DATA EXTRACT:
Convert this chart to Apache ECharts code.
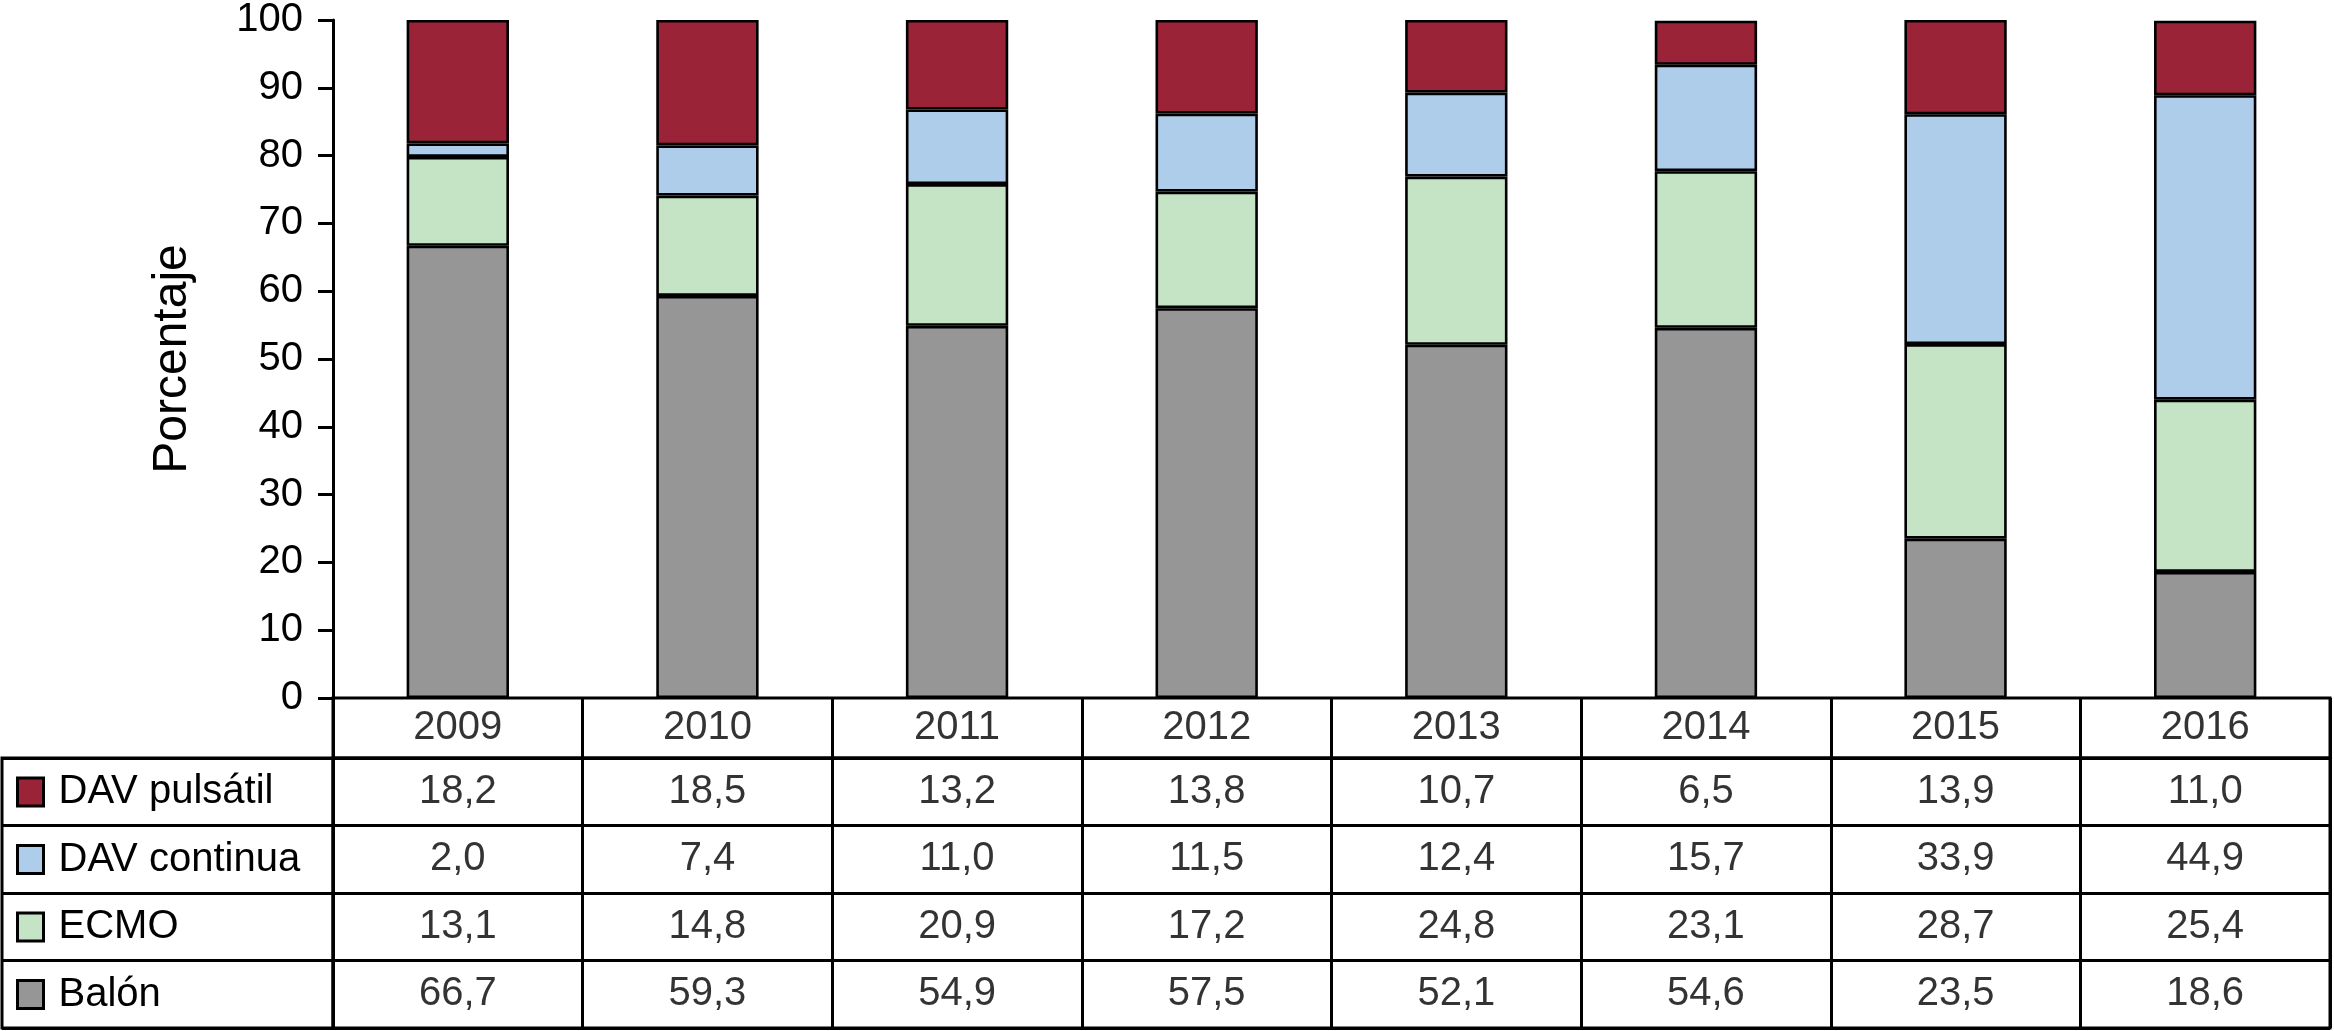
<!DOCTYPE html>
<html>
<head>
<meta charset="utf-8">
<script src="https://cdn.jsdelivr.net/npm/echarts@6/dist/echarts.min.js"></script>
<style>
html,body{margin:0;padding:0;background:#fff;}
#chart{width:2334px;height:1031px;}
</style>
</head>
<body>
<div id="chart"></div>
<script>
// ---- data ----
var years = ['2009','2010','2011','2012','2013','2014','2015','2016'];
var davPulsatil = [18.2, 18.5, 13.2, 13.8, 10.7, 6.5, 13.9, 11.0];
var davContinua = [2.0, 7.4, 11.0, 11.5, 12.4, 15.7, 33.9, 44.9];
var ecmo        = [13.1, 14.8, 20.9, 17.2, 24.8, 23.1, 28.7, 25.4];
var balon       = [66.7, 59.3, 54.9, 57.5, 52.1, 54.6, 23.5, 18.6];
var seriesNames = ['DAV pulsátil', 'DAV continua', 'ECMO', 'Balón'];
var yTicks = [0, 10, 20, 30, 40, 50, 60, 70, 80, 90, 100];

// ---- styles ----
var FONT = 'Liberation Sans, Arial, Helvetica, sans-serif';
var colors = {
  'DAV pulsátil': '#9B2338',
  'DAV continua': '#AECDEB',
  'ECMO': '#C5E3C5',
  'Balón': '#969696'
};
var valuesByName = {
  'DAV pulsátil': davPulsatil,
  'DAV continua': davContinua,
  'ECMO': ecmo,
  'Balón': balon
};
function fmt(v){ return v.toFixed(1).replace('.', ','); }

var LINE = 3;
var chart = echarts.init(document.getElementById('chart'), null, {renderer:'canvas'});

// bar series, stacked bottom to top
var stackOrder = ['Balón', 'ECMO', 'DAV continua', 'DAV pulsátil'];
var series = stackOrder.map(function(n){
  return {
    name: n, type: 'bar', stack: 'total', xAxisIndex: 0, yAxisIndex: 0,
    barWidth: '41%',
    itemStyle: { color: colors[n], borderColor: '#000', borderWidth: 2.6 },
    data: valuesByName[n]
  };
});

// table header: years
series.push({
  type: 'scatter', xAxisIndex: 1, yAxisIndex: 1, symbolSize: 0, silent: true,
  label: { show: true, position: 'inside', color: '#000', fontSize: 40, fontFamily: FONT,
    formatter: function(p){ return p.value[0]; } },
  data: years.map(function(y){ return [y, 'h']; })
});
// table body: values
var bodyData = [];
seriesNames.forEach(function(n){
  valuesByName[n].forEach(function(v, i){ bodyData.push([years[i], n, v]); });
});
series.push({
  type: 'scatter', xAxisIndex: 2, yAxisIndex: 2, symbolSize: 0, silent: true,
  label: { show: true, position: 'inside', color: '#000', fontSize: 40, fontFamily: FONT,
    formatter: function(p){ return fmt(p.value[2]); } },
  data: bodyData
});

var splitBlack = { show: true, interval: 0, lineStyle: { color: '#000', width: LINE } };

var option = {
  backgroundColor: '#fff',
  animation: false,
  textStyle: { fontFamily: FONT },
  grid: [
    { left: 333, right: 4, top: 20, bottom: 333 },                       // plot
    { left: 333, right: 4, top: 698, height: 60, show: true, borderColor: '#000', borderWidth: LINE }, // header
    { left: 333, right: 4, top: 758, bottom: 3, show: true, borderColor: '#000', borderWidth: LINE },  // body
    { left: 2, width: 331, top: 758, bottom: 3, show: true, borderColor: '#000', borderWidth: LINE }    // legend column
  ],
  legend: {
    data: seriesNames,
    orient: 'vertical', left: 16, top: 772,
    itemWidth: 26, itemHeight: 28, itemGap: 27.5, padding: 0,
    icon: 'rect',
    selectedMode: false,
    itemStyle: { borderColor: '#000', borderWidth: 3 },
    textStyle: { fontSize: 40, lineHeight: 40, color: '#000', fontFamily: FONT, padding: [0, 0, 0, 10] }
  },
  xAxis: [
    { type: 'category', gridIndex: 0, data: years, axisLine: { show: false },
      axisTick: { show: false }, axisLabel: { show: false } },
    { type: 'category', gridIndex: 1, data: years, axisLine: { show: false },
      axisTick: { show: false }, axisLabel: { show: false }, splitLine: splitBlack },
    { type: 'category', gridIndex: 2, data: years, axisLine: { show: false },
      axisTick: { show: false }, axisLabel: { show: false }, splitLine: splitBlack },
    { type: 'category', gridIndex: 3, data: [''], axisLine: { show: false },
      axisTick: { show: false }, axisLabel: { show: false } }
  ],
  yAxis: [
    { type: 'value', gridIndex: 0, min: yTicks[0], max: yTicks[yTicks.length-1], interval: 10,
      name: 'Porcentaje', nameLocation: 'middle', nameGap: 136, nameRotate: 90,
      nameTextStyle: { fontSize: 48, color: '#000', fontFamily: FONT },
      axisLine: { show: true, lineStyle: { color: '#000', width: LINE } },
      axisTick: { show: true, inside: false, length: 15, lineStyle: { color: '#000', width: LINE } },
      axisLabel: { fontSize: 40, color: '#000', margin: 30, fontFamily: FONT },
      splitLine: { show: false } },
    { type: 'category', gridIndex: 1, data: ['h'], axisLine: { show: false },
      axisTick: { show: false }, axisLabel: { show: false } },
    { type: 'category', gridIndex: 2, data: seriesNames, inverse: true, axisLine: { show: false },
      axisTick: { show: false }, axisLabel: { show: false }, splitLine: splitBlack },
    { type: 'category', gridIndex: 3, data: seriesNames, inverse: true, axisLine: { show: false },
      axisTick: { show: false }, axisLabel: { show: false }, splitLine: splitBlack }
  ],
  series: series
};
chart.setOption(option);
</script>
</body>
</html>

GIVEN EXERCISE:
From the opening line of the listing above through the line bearing "80, 90, 100];", repeat each line exactly. Drop every picture.

RESPONSE TO THE EXERCISE:
Convert this chart to Apache ECharts code.
<!DOCTYPE html>
<html>
<head>
<meta charset="utf-8">
<script src="https://cdn.jsdelivr.net/npm/echarts@6/dist/echarts.min.js"></script>
<style>
html,body{margin:0;padding:0;background:#fff;}
#chart{width:2334px;height:1031px;}
</style>
</head>
<body>
<div id="chart"></div>
<script>
// ---- data ----
var years = ['2009','2010','2011','2012','2013','2014','2015','2016'];
var davPulsatil = [18.2, 18.5, 13.2, 13.8, 10.7, 6.5, 13.9, 11.0];
var davContinua = [2.0, 7.4, 11.0, 11.5, 12.4, 15.7, 33.9, 44.9];
var ecmo        = [13.1, 14.8, 20.9, 17.2, 24.8, 23.1, 28.7, 25.4];
var balon       = [66.7, 59.3, 54.9, 57.5, 52.1, 54.6, 23.5, 18.6];
var seriesNames = ['DAV pulsátil', 'DAV continua', 'ECMO', 'Balón'];
var yTicks = [0, 10, 20, 30, 40, 50, 60, 70, 80, 90, 100];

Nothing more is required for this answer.